Eighty years after British climbers George Mallory and Andrew "Sandy" Irvine vanished on Mt Everest, a search party is seeking a camera that could verify whether the pair was the first to reach the summit of the world's highest peak.

In June 1924, nearly three decades before the celebrated 1953 ascent of Mt Everest by Sir Edmund Hillary and Tenzing Norgay, Mallory and Irvine disappeared while attempting to conquer the 8848m mountain.

Armed with new evidence, a team sponsored by a US climbing website Everest News hopes to find Irvine’s body and the Kodak VPK camera which the climbers are believed to have taken with them when they headed up the mountain on the morning of June 8, 1924.

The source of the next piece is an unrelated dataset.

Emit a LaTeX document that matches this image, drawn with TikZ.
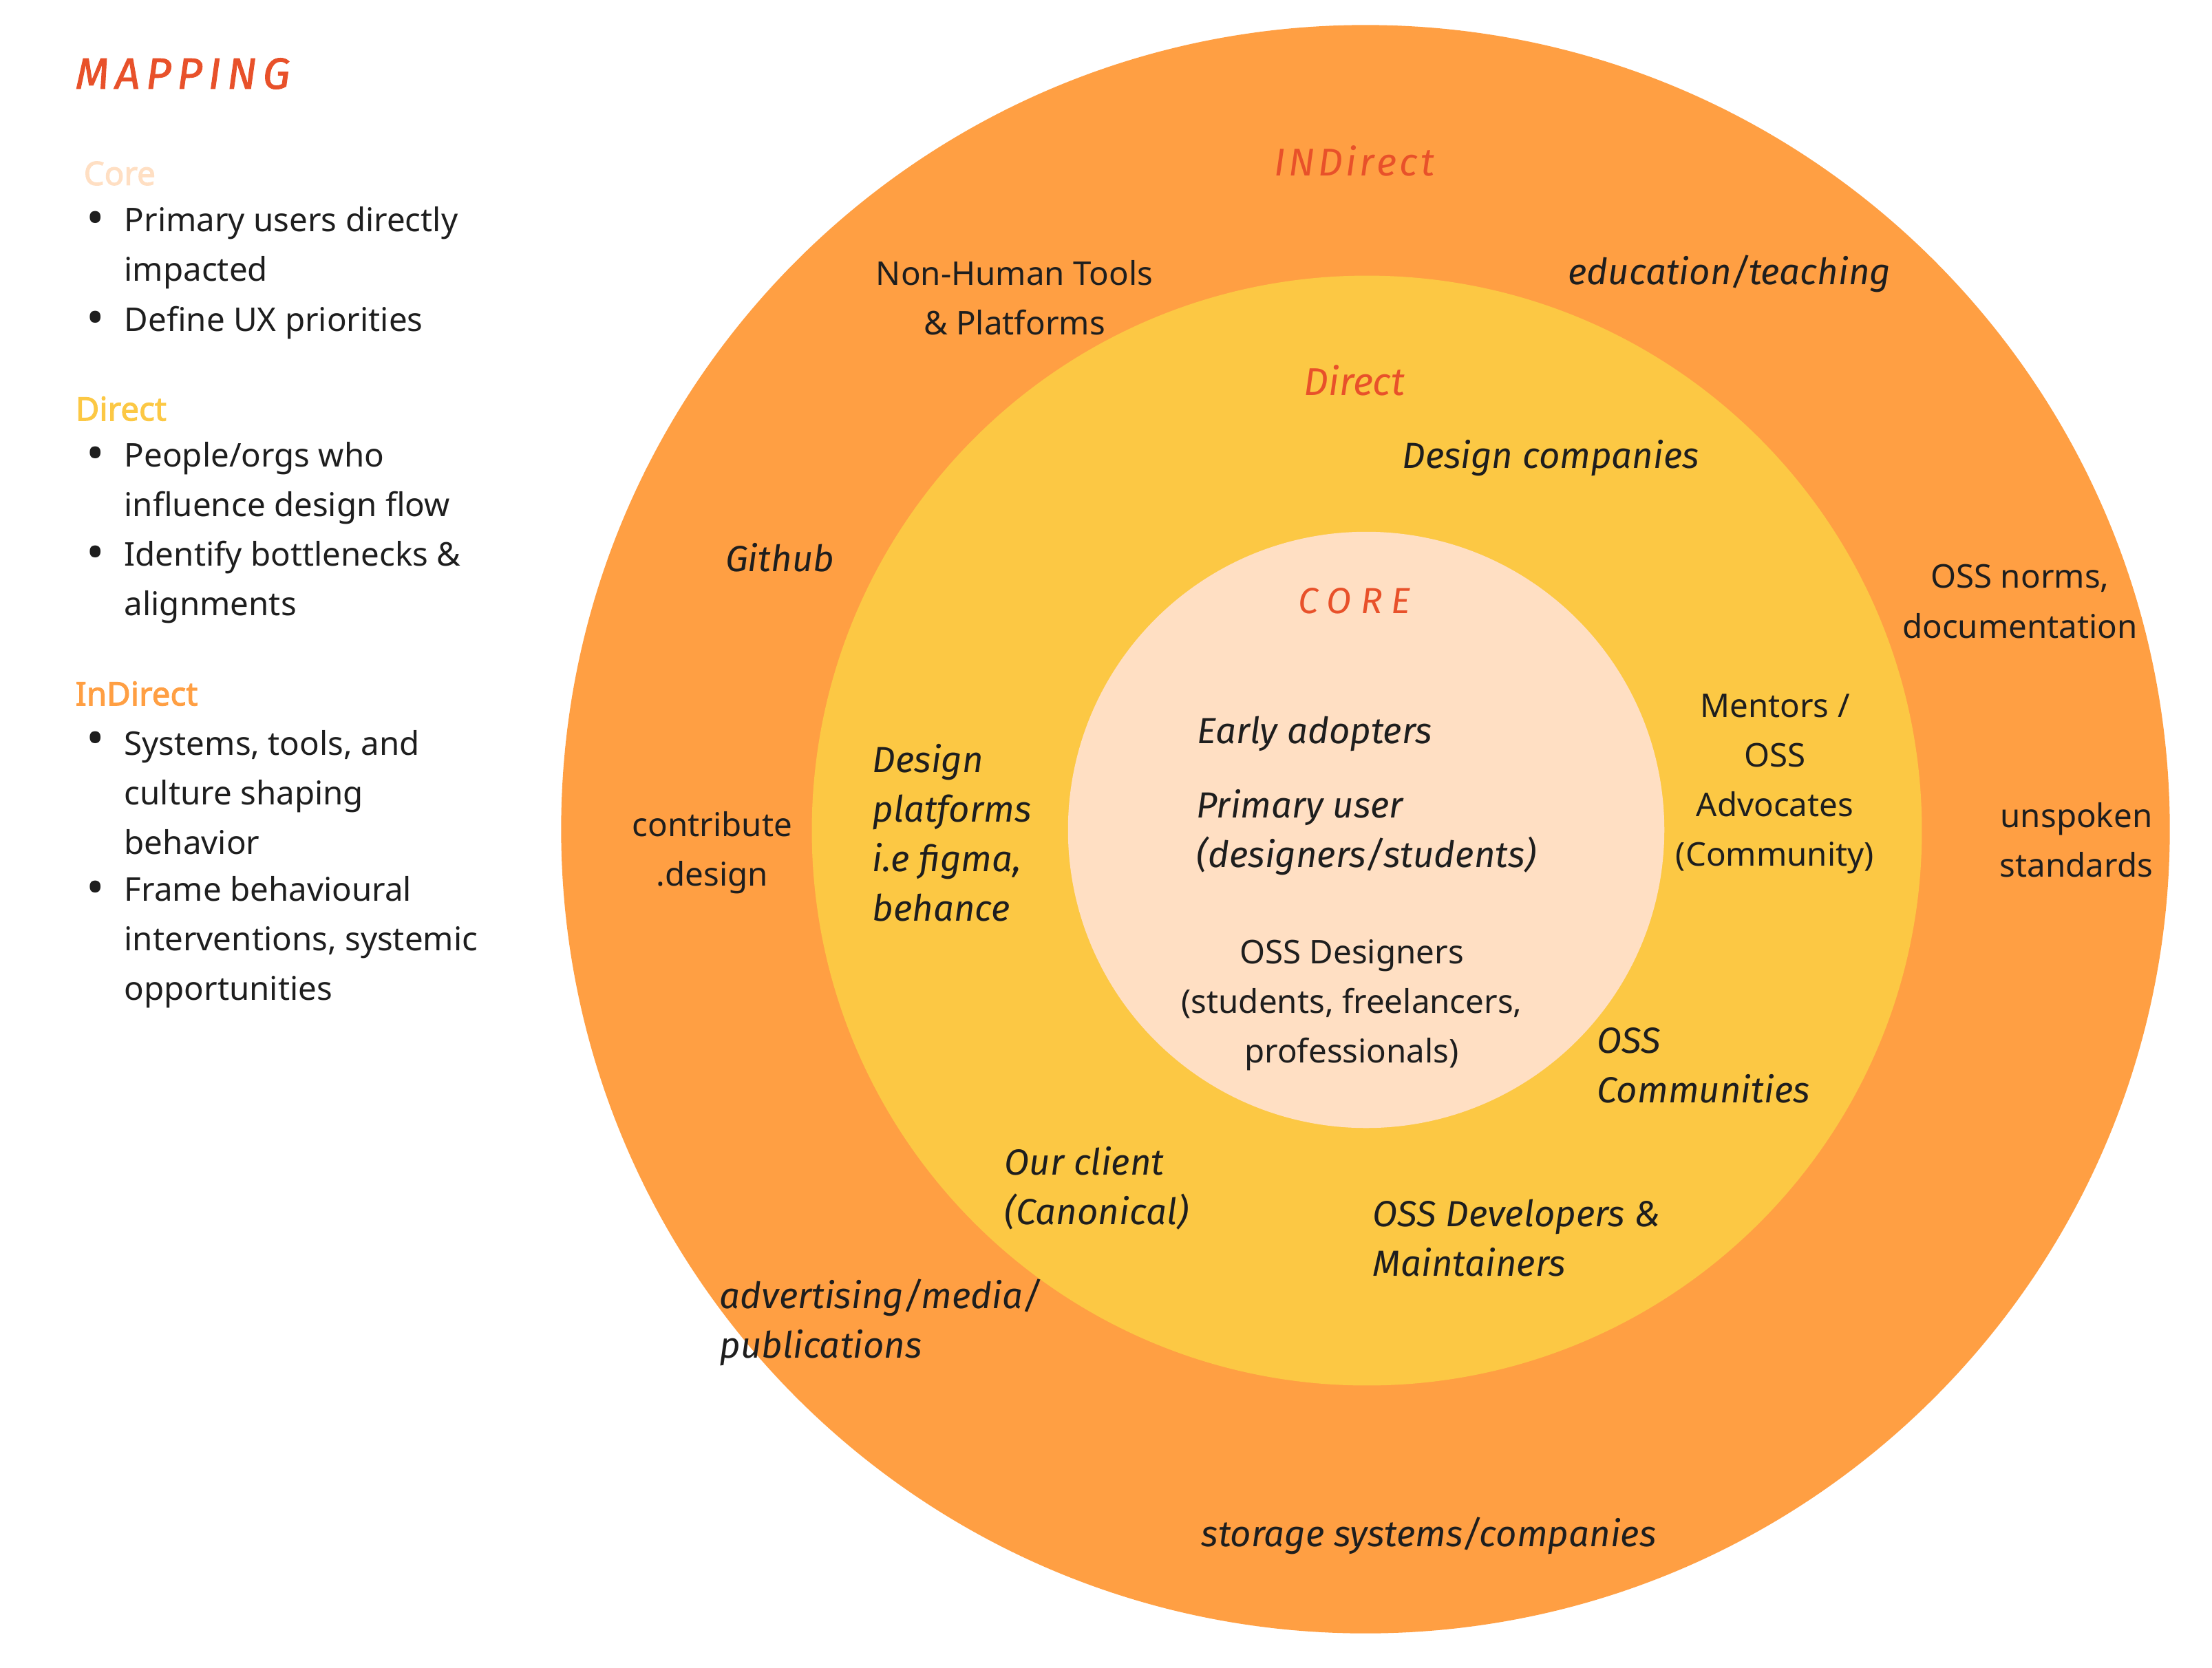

Mallory, who was making his third assault on Everest having joined unsuccessful 1921 and 1922 British expeditions, and Irvine wore layers of cotton and wool clothes for the climb.

Mallory’s body – face down, arms outstretched clinging to the mountain – was found by members of the Mallory and Irvine Research Expedition in 1999 but they were unable to conclusively determine whether he or Irvine had reached the summit.

Mallory, who uttered the immortal words “Because it’s there” when once asked why he wanted to climb Everest, had apparently died as the result of a fall.

No camera was found on Mallory’s body, which was discovered at about 8182m.